> **Required work**
Below is a listing to transcribe in full and exactly; keep the pictures out.

> **Extracted records**
☆ ☆ ☆ ☆ ☆

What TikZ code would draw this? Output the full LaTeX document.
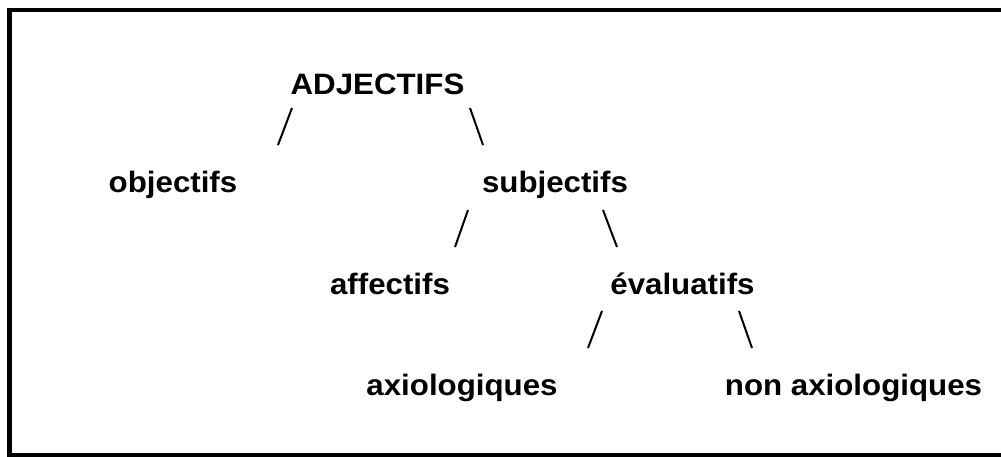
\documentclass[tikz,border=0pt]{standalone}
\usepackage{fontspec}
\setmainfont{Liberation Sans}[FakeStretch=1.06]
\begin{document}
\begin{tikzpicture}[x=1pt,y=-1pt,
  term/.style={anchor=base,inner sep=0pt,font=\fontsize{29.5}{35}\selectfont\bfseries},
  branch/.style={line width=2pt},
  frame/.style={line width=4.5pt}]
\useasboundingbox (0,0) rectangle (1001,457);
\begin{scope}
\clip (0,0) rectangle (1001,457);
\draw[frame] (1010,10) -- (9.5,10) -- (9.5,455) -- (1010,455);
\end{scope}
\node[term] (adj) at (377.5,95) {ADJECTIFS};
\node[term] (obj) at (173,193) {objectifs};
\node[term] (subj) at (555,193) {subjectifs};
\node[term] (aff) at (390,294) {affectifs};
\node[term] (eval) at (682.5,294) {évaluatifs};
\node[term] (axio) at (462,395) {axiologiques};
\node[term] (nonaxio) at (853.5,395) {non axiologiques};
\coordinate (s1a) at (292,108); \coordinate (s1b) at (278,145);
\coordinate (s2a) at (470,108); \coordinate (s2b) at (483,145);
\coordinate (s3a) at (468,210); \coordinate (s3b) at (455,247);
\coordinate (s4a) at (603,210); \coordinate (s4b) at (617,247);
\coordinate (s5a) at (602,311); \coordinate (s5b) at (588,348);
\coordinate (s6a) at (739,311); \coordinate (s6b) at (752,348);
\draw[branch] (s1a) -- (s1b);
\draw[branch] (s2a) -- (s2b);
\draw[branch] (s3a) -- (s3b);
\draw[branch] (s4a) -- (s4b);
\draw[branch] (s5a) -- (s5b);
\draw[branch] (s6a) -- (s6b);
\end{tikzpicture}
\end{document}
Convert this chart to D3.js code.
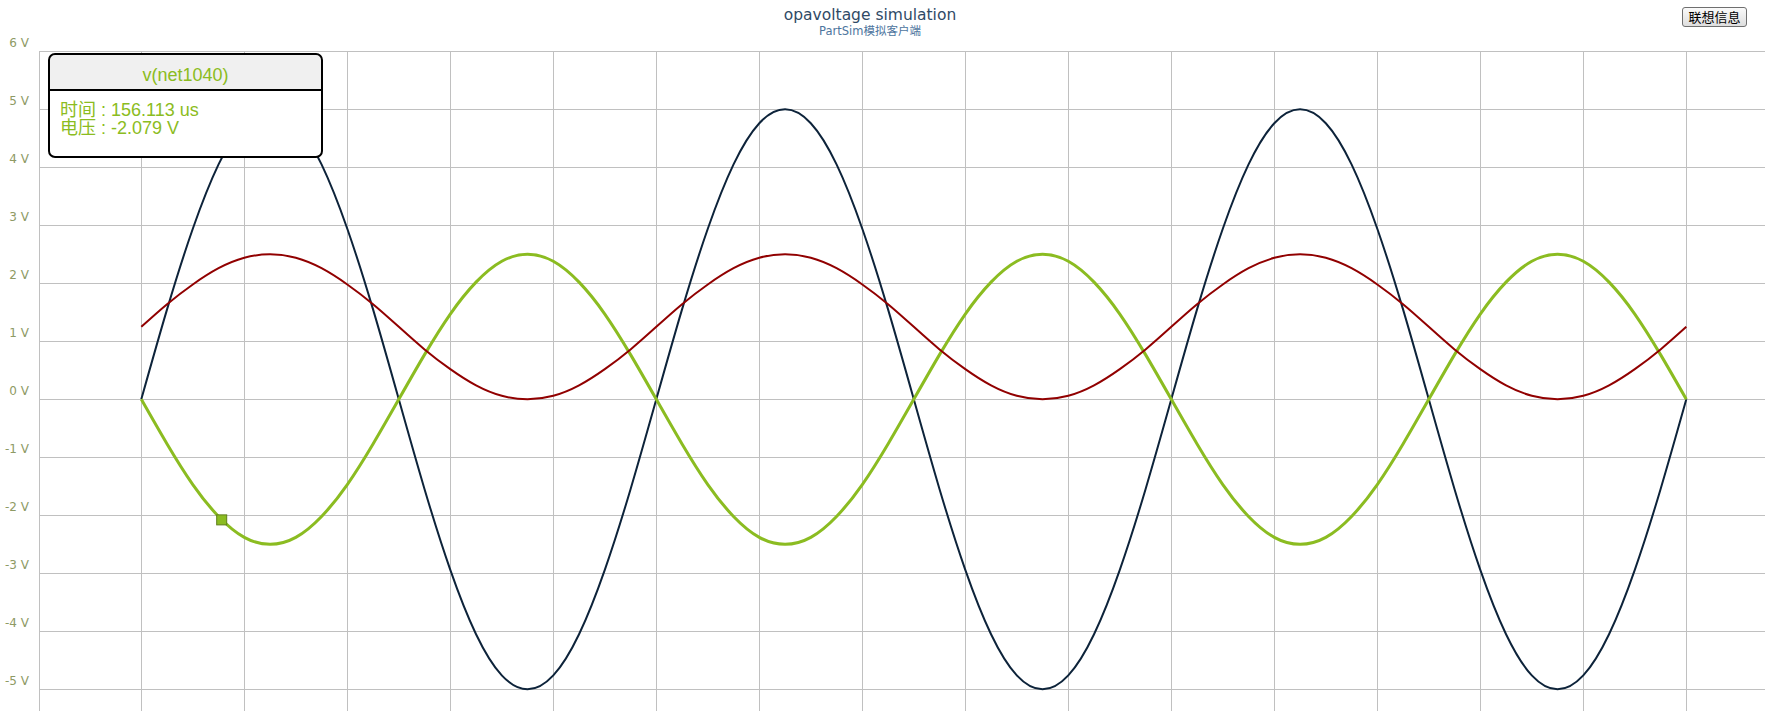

☆ ☆ ☆ ☆ ☆

> **Full response**
What TikZ code would draw this? Output the full LaTeX document.
\documentclass[tikz,border=0pt]{standalone}
\usepackage{fontspec}
\setmainfont{Liberation Sans}[FakeStretch=1.06]
\begin{document}
\begin{tikzpicture}[x=1pt,y=-1pt,
  term/.style={anchor=base,inner sep=0pt,font=\fontsize{29.5}{35}\selectfont\bfseries},
  branch/.style={line width=2pt},
  frame/.style={line width=4.5pt}]
\useasboundingbox (0,0) rectangle (1001,457);
\begin{scope}
\clip (0,0) rectangle (1001,457);
\draw[frame] (1010,10) -- (9.5,10) -- (9.5,455) -- (1010,455);
\end{scope}
\node[term] (adj) at (377.5,95) {ADJECTIFS};
\node[term] (obj) at (173,193) {objectifs};
\node[term] (subj) at (555,193) {subjectifs};
\node[term] (aff) at (390,294) {affectifs};
\node[term] (eval) at (682.5,294) {évaluatifs};
\node[term] (axio) at (462,395) {axiologiques};
\node[term] (nonaxio) at (853.5,395) {non axiologiques};
\coordinate (s1a) at (292,108); \coordinate (s1b) at (278,145);
\coordinate (s2a) at (470,108); \coordinate (s2b) at (483,145);
\coordinate (s3a) at (468,210); \coordinate (s3b) at (455,247);
\coordinate (s4a) at (603,210); \coordinate (s4b) at (617,247);
\coordinate (s5a) at (602,311); \coordinate (s5b) at (588,348);
\coordinate (s6a) at (739,311); \coordinate (s6b) at (752,348);
\draw[branch] (s1a) -- (s1b);
\draw[branch] (s2a) -- (s2b);
\draw[branch] (s3a) -- (s3b);
\draw[branch] (s4a) -- (s4b);
\draw[branch] (s5a) -- (s5b);
\draw[branch] (s6a) -- (s6b);
\end{tikzpicture}
\end{document}
Convert this chart to D3.js code.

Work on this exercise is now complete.